According to Plaintiffs, however, their efforts failed because Defendants provided neither the sales support nor the viable saleable product that was guaranteed under the Franchise Agreement. (Id., ¶ 45). Plaintiffs incurred numerous additional expenses in connection with the operation of the business between September, 2017, and September, 2019, including capital infusion, various forms of advertising (recommended by Defendants), payroll, travel expenses, and legal fees. (Id., ¶¶ 46, 48). As a result of Defendants’ failure to comply with their obligations under the Franchise Agreement, including requirements that they provide Plaintiffs with training and guidance and make timely payments, Plaintiffs maintain they were forced to cease their formal operations as a Medinexo franchisee. (Id., ¶¶ 48, 49).
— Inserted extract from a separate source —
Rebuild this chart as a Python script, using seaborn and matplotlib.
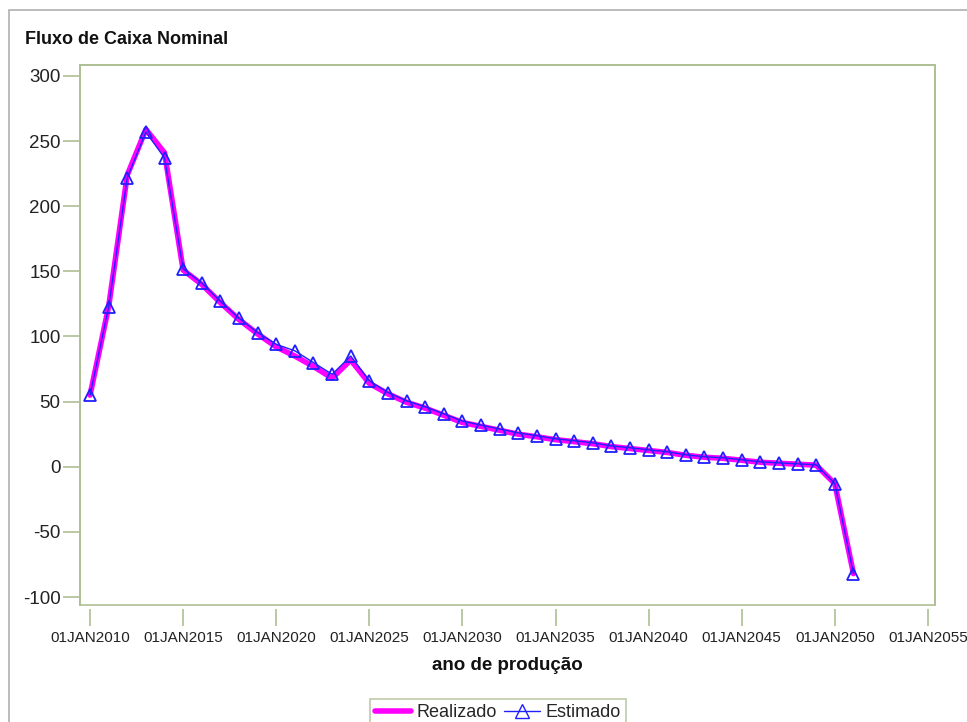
import matplotlib
matplotlib.use("Agg")
import matplotlib.pyplot as plt
import matplotlib.patches as mpatches
from matplotlib.lines import Line2D
import seaborn as sns
import pandas as pd

years = list(range(2010, 2052))
estimado = [55, 123, 222, 257, 237, 152, 141, 127, 114, 103,
            94, 89, 80, 71, 85, 66, 57, 50.6, 46, 40.6,
            35, 32, 29, 26, 23.8, 21.5, 20, 18.4, 16, 14.6,
            13, 11.5, 9.2, 7.7, 6.9, 5.4, 3.8, 3, 2.3, 1.5,
            -13, -82]
realizado = [55, 123, 224, 259, 241, 151, 140, 126, 113, 102,
             92, 85, 77, 68, 82, 64, 56, 49.5, 45, 39.5,
             34, 31, 28, 25, 23, 20.8, 19.3, 17.7, 15.5, 14,
             12.5, 11, 8.8, 7.3, 6.5, 5, 3.5, 2.7, 2, 1.2,
             -13, -82]
xticks = list(range(2010, 2060, 5))
xticklabels = [f"01JAN{y}" for y in xticks]
yticks = [-100, -50, 0, 50, 100, 150, 200, 250, 300]

df = pd.DataFrame({"ano": years, "Realizado": realizado, "Estimado": estimado})

sns.set_style("white")
plt.rcParams["font.family"] = ["Liberation Sans", "DejaVu Sans"]

W, H = 967, 722
fig = plt.figure(figsize=(W / 100, H / 100), dpi=100)
frame_col = "#aebf94"

ax = fig.add_axes([80 / W, 1 - 605 / H, (935 - 80) / W, (605 - 65) / H])

sns.lineplot(data=df, x="ano", y="Realizado", ax=ax, color="#ff00ff", linewidth=4, zorder=2)
sns.lineplot(data=df, x="ano", y="Estimado", ax=ax, color="#2020ff", linewidth=1,
             marker="^", markersize=9, markerfacecolor="none", markeredgecolor="#2020ff",
             markeredgewidth=1.3, zorder=3)

ax.set_xlim(2009.46, 2055.38)
ax.set_ylim(-106.1, 308.4)
ax.set_xticks(xticks)
ax.set_xticklabels(xticklabels)
ax.set_yticks(yticks)
ax.set_yticklabels([str(v) for v in yticks])

for s in ax.spines.values():
    s.set_color(frame_col)
    s.set_linewidth(1.2)
ax.spines["bottom"].set_position(("outward", 3))
ax.spines["bottom"].set_color("none")
ax.add_patch(mpatches.Rectangle((0, 0), 1, 1, transform=ax.transAxes, fill=False,
                                edgecolor=frame_col, linewidth=1.2, zorder=5, clip_on=False))

ax.tick_params(axis="y", length=12, width=1.2, color=frame_col, labelsize=13.5,
               labelcolor="#222222", pad=2, left=True)
ax.tick_params(axis="x", length=12, width=1.2, color=frame_col, labelsize=11,
               labelcolor="#222222", pad=4, bottom=True)

ax.set_xlabel("ano de produção", fontsize=13.5, fontweight="bold", labelpad=8, color="#111111")
ax.set_ylabel("")

fig.text(25 / W, 1 - 40 / H, "Fluxo de Caixa Nominal", fontsize=13, fontweight="bold",
         va="center", ha="left", color="#111111")

# outer border
fig.patches.append(mpatches.Rectangle((9 / W, -0.05), 1.1, 1 - 10 / H + 0.05,
                                      transform=fig.transFigure, fill=False,
                                      edgecolor="#b0b0b0", linewidth=1.2))

handles = [Line2D([], [], color="#ff00ff", linewidth=4),
           Line2D([], [], color="#2020ff", linewidth=1, marker="^", markersize=10,
                  markerfacecolor="none", markeredgecolor="#2020ff")]
leg = fig.legend(handles, ["Realizado", "Estimado"], loc="upper center",
                 bbox_to_anchor=(498 / W, 1 - 690 / H), ncol=2, fontsize=13,
                 frameon=True, fancybox=False, handlelength=2.0, handletextpad=0.3,
                 columnspacing=0.4, borderpad=0.3)
leg.get_frame().set_edgecolor(frame_col)
leg.get_frame().set_linewidth(1.2)

fig.savefig("out.png", dpi=100)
Plaintiffs filed their Complaint in this matter on September 9, 2019. (ECF No. 1).7 In their

Complaint Plaintiffs assert the following causes of action: Violations of the New York State Franchise Sales Act (“NYFSA”), §§ 683 and 687 (Count I); Violations of the New Jersey Consumer Fraud Act (“NJCFA”), §§ 56.8-1, et seq. (Count II); Fraud in the Inducement (Count III); and Breach of Contract (Count IV).